A cold mid-winter evening did not deter something approaching 2000 locals from turning out last Friday to two quite distinct cultural events in the community.
Up to 1500 people descended on downtown Bankart St for Raglan Four Square’s fourth Indian Cultural Night, feasting at long rows of tables and chairs on vegetarian fare trucked down from the Sikh temple in Takanini.
Meanwhile hundreds more converged on Raglan Area School for a Matariki exhibition honouring te ao Maori through art, poetry, waiata and thousands of lights.
The plunging temperatures saw some people coming and going from the supermarket reasonably quickly, but not before dining out in the carpark to the strains of traditional Indian music and taking in a performance or two of an Indian bhangra dance by a young troupe from the Bay of Plenty Sports & Cultural Club.
Satnam Bains, who has thrown himself into the local community since taking over the then newish Four Square five years ago, was pleased with the response.
“It went really well and there was food for everyone,” he said. He could only estimate how many came by the number of plates organisers gave out (to those queuing) but put the total number at between 1400 and 1500.

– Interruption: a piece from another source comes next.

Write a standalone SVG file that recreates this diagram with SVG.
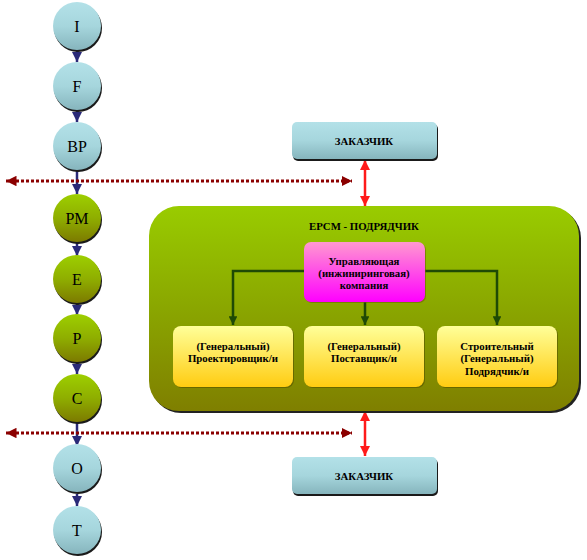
<svg xmlns="http://www.w3.org/2000/svg" width="587" height="560" viewBox="0 0 587 560">
<defs>
<linearGradient id="gBlue" x1="0" y1="0" x2="0" y2="1"><stop offset="0" stop-color="#b3e1e8"/><stop offset="0.5" stop-color="#a6d6dd"/><stop offset="1" stop-color="#86b5bd"/></linearGradient>
<linearGradient id="gGreen" x1="0" y1="0" x2="0" y2="1"><stop offset="0" stop-color="#9dcf00"/><stop offset="0.5" stop-color="#8fae00"/><stop offset="1" stop-color="#7c7a00"/></linearGradient>
<linearGradient id="gBig" x1="0" y1="0" x2="0" y2="1"><stop offset="0" stop-color="#99cc00"/><stop offset="0.5" stop-color="#8aa600"/><stop offset="1" stop-color="#7f7f00"/></linearGradient>
<linearGradient id="gPink" x1="0" y1="0" x2="0" y2="1"><stop offset="0" stop-color="#ff99d0"/><stop offset="1" stop-color="#ff00ff"/></linearGradient>
<linearGradient id="gYellow" x1="0" y1="0" x2="0" y2="1"><stop offset="0" stop-color="#ffff99"/><stop offset="1" stop-color="#ffcc11"/></linearGradient>
<marker id="aNavy" viewBox="0 0 10 10" refX="10" refY="5" markerWidth="4" markerHeight="4" orient="auto"><path d="M0,0 L10,5 L0,10 z" fill="#2a2a78"/></marker>
<marker id="aRed" viewBox="0 0 10 10" refX="10" refY="5" markerWidth="3.5" markerHeight="3.5" orient="auto-start-reverse"><path d="M0,0 L10,5 L0,10 z" fill="#8b0000"/></marker>
<marker id="aBright" viewBox="0 0 10 10" refX="10" refY="5" markerWidth="4" markerHeight="4" orient="auto-start-reverse"><path d="M0,0 L10,5 L0,10 z" fill="#ff1a1a"/></marker>
<marker id="aDark" viewBox="0 0 10 10" refX="10" refY="5" markerWidth="3.5" markerHeight="3.5" orient="auto"><path d="M0,0 L10,5 L0,10 z" fill="#1f4a05"/></marker>
</defs>
<style>
.sh{fill:#1a1a1a}
.cb{fill:url(#gBlue)}
.cg{fill:url(#gGreen)}
.cl{font-family:"Liberation Serif",serif;font-size:16px;fill:#000;text-anchor:middle}
.bt{font-family:"Liberation Serif",serif;font-size:10.8px;font-weight:bold;fill:#000;text-anchor:middle}
.nav{stroke:#2a2a78;stroke-width:2.5;fill:none;marker-end:url(#aNavy)}
.dot{stroke:#8b0000;stroke-width:3;stroke-dasharray:3 2;fill:none;marker-start:url(#aRed);marker-end:url(#aRed)}
.red{stroke:#ff1a1a;stroke-width:2.5;fill:none;marker-start:url(#aBright);marker-end:url(#aBright)}
.dk{stroke:#1f4a05;stroke-width:2.5;fill:none;marker-end:url(#aDark)}
</style>

<g id="connectors">
<line class="nav" x1="77" y1="50" x2="77" y2="62"/>
<line class="nav" x1="77" y1="110" x2="77" y2="122"/>
<line class="nav" x1="77" y1="170" x2="77" y2="194"/>
<line class="nav" x1="77" y1="242" x2="77" y2="256"/>
<line class="nav" x1="77" y1="304" x2="77" y2="315"/>
<line class="nav" x1="77" y1="362" x2="77" y2="374"/>
<line class="nav" x1="77" y1="422" x2="77" y2="446"/>
<line class="nav" x1="77" y1="494" x2="77" y2="506"/>
<line class="dot" x1="6" y1="181" x2="352" y2="181"/>
<line class="dot" x1="6" y1="433" x2="352" y2="433"/>
<line class="red" x1="365" y1="160" x2="365" y2="206"/>
<line class="red" x1="365" y1="411" x2="365" y2="456"/>
</g>

<g id="circle-I"><circle class="sh" cx="78" cy="28" r="24"/><circle class="cb" cx="77" cy="26" r="24"/><text class="cl" x="77" y="32">I</text></g>
<g id="circle-F"><circle class="sh" cx="78" cy="88" r="24"/><circle class="cb" cx="77" cy="86" r="24"/><text class="cl" x="77" y="92">F</text></g>
<g id="circle-BP"><circle class="sh" cx="78" cy="148" r="24"/><circle class="cb" cx="77" cy="146" r="24"/><text class="cl" x="77" y="152">BP</text></g>
<g id="circle-PM"><circle class="sh" cx="78" cy="220" r="24"/><circle class="cg" cx="77" cy="218" r="24"/><text class="cl" x="77" y="224">PM</text></g>
<g id="circle-E"><circle class="sh" cx="78" cy="281" r="24"/><circle class="cg" cx="77" cy="279" r="24"/><text class="cl" x="77" y="285">E</text></g>
<g id="circle-P"><circle class="sh" cx="78" cy="340" r="24"/><circle class="cg" cx="77" cy="338" r="24"/><text class="cl" x="77" y="344">P</text></g>
<g id="circle-C"><circle class="sh" cx="78" cy="400" r="24"/><circle class="cg" cx="77" cy="398" r="24"/><text class="cl" x="77" y="404">C</text></g>
<g id="circle-O"><circle class="sh" cx="78" cy="470" r="24"/><circle class="cb" cx="77" cy="468" r="24"/><text class="cl" x="77" y="474">O</text></g>
<g id="circle-T"><circle class="sh" cx="78" cy="532" r="24"/><circle class="cb" cx="77" cy="530" r="24"/><text class="cl" x="77" y="536">T</text></g>

<g id="client-top"><rect class="sh" x="293" y="124" width="145" height="37" rx="5"/><rect x="292" y="122" width="145" height="37" rx="5" fill="url(#gBlue)"/><text class="bt" x="364" y="145">ЗАКАЗЧИК</text></g>
<g id="client-bottom"><rect class="sh" x="293" y="459" width="145" height="37" rx="5"/><rect x="292" y="457" width="145" height="37" rx="5" fill="url(#gBlue)"/><text class="bt" x="364" y="480">ЗАКАЗЧИК</text></g>

<g id="epcm">
<rect x="151" y="208" width="430" height="205" rx="30" fill="#222"/>
<rect x="149" y="206" width="430" height="205" rx="30" fill="url(#gBig)"/>
<text class="bt" x="364" y="230">EPCM - ПОДРЯДЧИК</text>
</g>

<g id="connectors-inner">
<polyline class="dk" points="304,271 233,271 233,325"/>
<polyline class="dk" points="425,271 497,271 497,325"/>
<line class="dk" x1="365" y1="302" x2="365" y2="325"/>
</g>

<g id="manager"><rect x="305" y="243" width="121" height="60" rx="7" fill="#6a6a00" opacity="0.6"/><rect x="304" y="242" width="121" height="60" rx="7" fill="url(#gPink)"/>
<text class="bt" x="364" y="265">Управляющая</text><text class="bt" x="364" y="277">(инжиниринговая)</text><text class="bt" x="364" y="289">компания</text></g>

<g id="designer"><rect x="174" y="327" width="120" height="61" rx="8" fill="#5a5a00" opacity="0.7"/><rect x="173" y="326" width="120" height="61" rx="8" fill="url(#gYellow)"/>
<text class="bt" x="233" y="350">(Генеральный)</text><text class="bt" x="233" y="362">Проектировщик/и</text></g>
<g id="supplier"><rect x="305" y="327" width="120" height="61" rx="8" fill="#5a5a00" opacity="0.7"/><rect x="304" y="326" width="120" height="61" rx="8" fill="url(#gYellow)"/>
<text class="bt" x="364" y="350">(Генеральный)</text><text class="bt" x="364" y="362">Поставщик/и</text></g>
<g id="contractor"><rect x="438" y="327" width="120" height="61" rx="8" fill="#5a5a00" opacity="0.7"/><rect x="437" y="326" width="120" height="61" rx="8" fill="url(#gYellow)"/>
<text class="bt" x="497" y="350">Строительный</text><text class="bt" x="497" y="362">(Генеральный)</text><text class="bt" x="497" y="375">Подрядчик/и</text></g>
</svg>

Satnam told the Chronicle the free annual event – which couldn’t be held last year because of Covid restrictions – was a way in which his family could share their Indian culture with the town.

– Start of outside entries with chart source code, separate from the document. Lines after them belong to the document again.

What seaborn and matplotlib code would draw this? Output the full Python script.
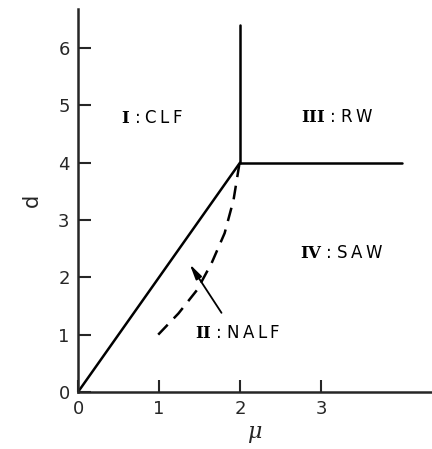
import matplotlib
matplotlib.use("Agg")
import matplotlib.pyplot as plt
import seaborn as sns
import pandas as pd

# Phase boundaries (mu, d)
boundary_mu = [0, 2]
boundary_d = [0, 4]
vertical_mu = [2, 2]
vertical_d = [4, 6.4]
horizontal_mu = [2, 4.0]
horizontal_d = [4, 4]
nalf_mu = [0.99, 1.24, 1.47, 1.65, 1.81, 1.92, 1.99]
nalf_d = [1.0, 1.37, 1.78, 2.25, 2.77, 3.35, 3.96]

xticks = [0, 1, 2, 3]
yticks = [0, 1, 2, 3, 4, 5, 6]
region_numerals = ["I", "II", "III", "IV"]
region_names = ["CLF", "NALF", "RW", "SAW"]
label_mu = [0.91, 1.97, 3.2, 3.26]
label_d = [4.78, 1.03, 4.8, 2.43]

sns.set_style("ticks")
plt.rcParams['font.family'] = ['DejaVu Sans']
plt.rcParams['mathtext.fontset'] = 'dejavuserif'

fig = plt.figure(figsize=(4.32, 4.49), dpi=100)
ax = fig.add_axes([0.1806, 0.127, 0.8194, 0.853])

lw = 1.8
df1 = pd.DataFrame({"mu": boundary_mu, "d": boundary_d})
sns.lineplot(data=df1, x="mu", y="d", ax=ax, color="black", lw=lw, sort=False)
df2 = pd.DataFrame({"mu": vertical_mu, "d": vertical_d})
sns.lineplot(data=df2, x="mu", y="d", ax=ax, color="black", lw=lw, sort=False, estimator=None)
df3 = pd.DataFrame({"mu": horizontal_mu, "d": horizontal_d})
sns.lineplot(data=df3, x="mu", y="d", ax=ax, color="black", lw=lw, sort=False)
df4 = pd.DataFrame({"mu": nalf_mu, "d": nalf_d})
sns.lineplot(data=df4, x="mu", y="d", ax=ax, color="black", lw=lw, sort=False,
             linestyle=(0, (5.5, 3.5)))

ax.annotate("", xy=(1.36, 2.27), xytext=(1.79, 1.34),
            arrowprops=dict(arrowstyle="-|>,head_length=0.9,head_width=0.2",
                            color="black", lw=1.3))

for num, name, x, y in zip(region_numerals, region_names, label_mu, label_d):
    spaced = "\u2009".join(name)
    ax.text(x, y, r"$\mathbf{" + num + r"}$ : " + spaced, ha="center", va="center",
            fontsize=12, color="black")

ax.set_xlim(0, 4.37)
ax.set_ylim(0, 6.68)
ax.set_xticks(xticks)
ax.set_yticks(yticks)
ax.tick_params(direction="in", length=9, width=1.5, labelsize=13, pad=6)
for s in ["top", "right"]:
    ax.spines[s].set_visible(False)
for s in ["left", "bottom"]:
    ax.spines[s].set_linewidth(1.8)
ax.set_xlabel(r"$\mu$", fontsize=16, labelpad=4)
ax.set_ylabel("d", fontsize=15, labelpad=12)

fig.savefig("out.png", dpi=100)
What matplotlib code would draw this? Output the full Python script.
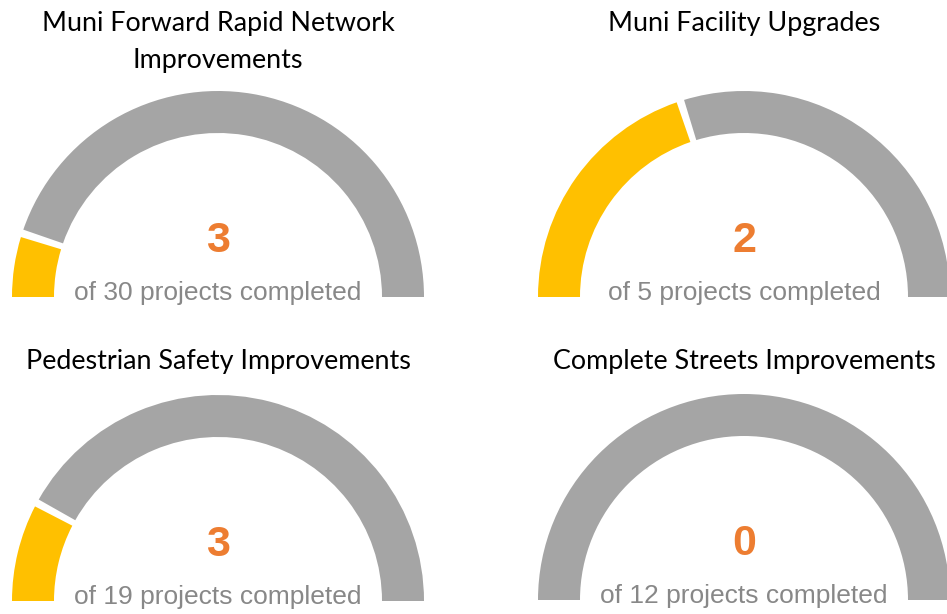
import matplotlib
matplotlib.use("Agg")
import matplotlib.pyplot as plt
from matplotlib.patches import Wedge

# --- data ---
titles = [
    "Muni Forward Rapid Network\nImprovements",
    "Muni Facility Upgrades",
    "Pedestrian Safety Improvements",
    "Complete Streets Improvements",
]
completed = [3, 2, 3, 0]
totals = [30, 5, 19, 12]

# layout (pixels, y measured from top)
W, H = 947, 614
centers = [(218, 297), (744, 297), (218, 601), (744, 600)]
title_y = [42, 23, 362, 362]
R_OUT = 206
RING = 42
GAP_PX = 7

GOLD = "#FFC000"
GRAY = "#A5A5A5"
ORANGE = "#ED7D31"
TEXT_GRAY = "#888888"

fig = plt.figure(figsize=(W / 100, H / 100), dpi=100, facecolor="white")
ax = fig.add_axes([0, 0, 1, 1])
ax.set_xlim(0, W)
ax.set_ylim(0, H)
ax.set_aspect("equal")
ax.axis("off")

gap_deg = GAP_PX / (R_OUT - RING / 2) * 180 / 3.14159

for (cx, cy), title, ty, done, total in zip(centers, titles, title_y, completed, totals):
    y0 = H - cy
    split = 180 - 180 * done / total
    if done > 0:
        ax.add_patch(Wedge((cx, y0), R_OUT, split + gap_deg / 2, 180,
                           width=RING, color=GOLD, lw=0))
        ax.add_patch(Wedge((cx, y0), R_OUT, 0, split - gap_deg / 2,
                           width=RING, color=GRAY, lw=0))
    else:
        ax.add_patch(Wedge((cx, y0), R_OUT, 0, 180,
                           width=RING, color=GRAY, lw=0))

    ax.text(cx, y0 + 56, str(done), ha="center", va="center",
            fontsize=31, fontweight="bold", color=ORANGE,
            family="Liberation Sans")
    ax.text(cx, y0 - 3, f"of {total} projects completed", ha="center",
            va="baseline", fontsize=19, color=TEXT_GRAY,
            family="Liberation Sans")
    ax.text(cx, H - ty, title, ha="center", va="center", fontsize=19.4,
            color="black", family="Lato", linespacing=1.6)

plt.savefig("out.png", dpi=100, facecolor="white")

His mother, Shaminder Kaur, used to prepare all the food in the small kitchen above the supermarket, but now she manages and oversees the whole operation from the kitchens of New Zealand’s largest Sikh temple which traditionally feeds a couple of thousand guests every weekend.
Friday night’s menu – served buffet-style – included a lentil curry (dahl), a chickpea curry, chapati/roti and a traditional Indian pudding called rice kheer.

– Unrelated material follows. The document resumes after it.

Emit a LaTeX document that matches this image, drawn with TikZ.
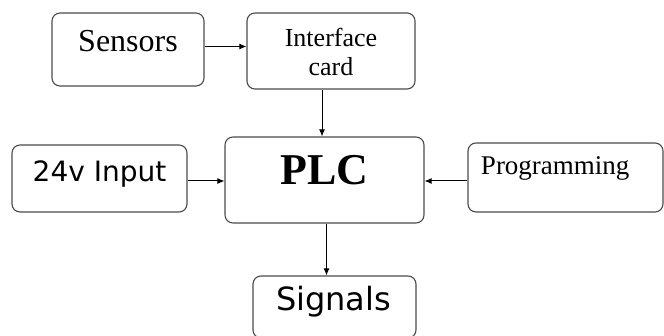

Meantime staff and students at Raglan Area School hosted their most comprehensive Matariki exhibition yet, attracting more than 400 visitors with interactive art installations, light displays, music, sculptures, a bonfire, hangi and soup.
“It was a huge turnout … far more than we expected,” said principal Louisa Barham.
Without the Covid restrictions of last year’s exhibition, teachers Celeste Cleason (music) and Kerry Alridge (visual arts) collaborated in an all-out effort to help bring the community together in a memorable celebration of the Maori New Year.
Deputy principal Quentin Browne opened the evening with a karakia while the roopu students sang waiata and performed kapa haka, Kerry told the Chronicle. “We had sculpture, we had thousands of lights, we had poetry, there was projection … lanterns, a glow-in-the-dark room, smoke machines, music, students’ own written songs about Matariki and lots of magic,” she enthused.
“All Raglan Area School staff have been fully supportive of this kaupapa and that’s a tribute to us as a kura,” Kerry added.
Matapihi Kindergarten also celebrated Matariki in style the following night, attracting 200 children and their families to its bush-clad site and mini lake off Te Mata Rd.
A bonfire, shared kai and soup, waiata and the children’s own backlit installations ensured this year’s annual event was “definitely next level”, said a kindergarten staffer. The evening was topped off with a “magical” walk through the forest to look at all the fairy lights.
She heard one local dad describe the celebration as “better than Elvis” and another as “Matariki-lishous!”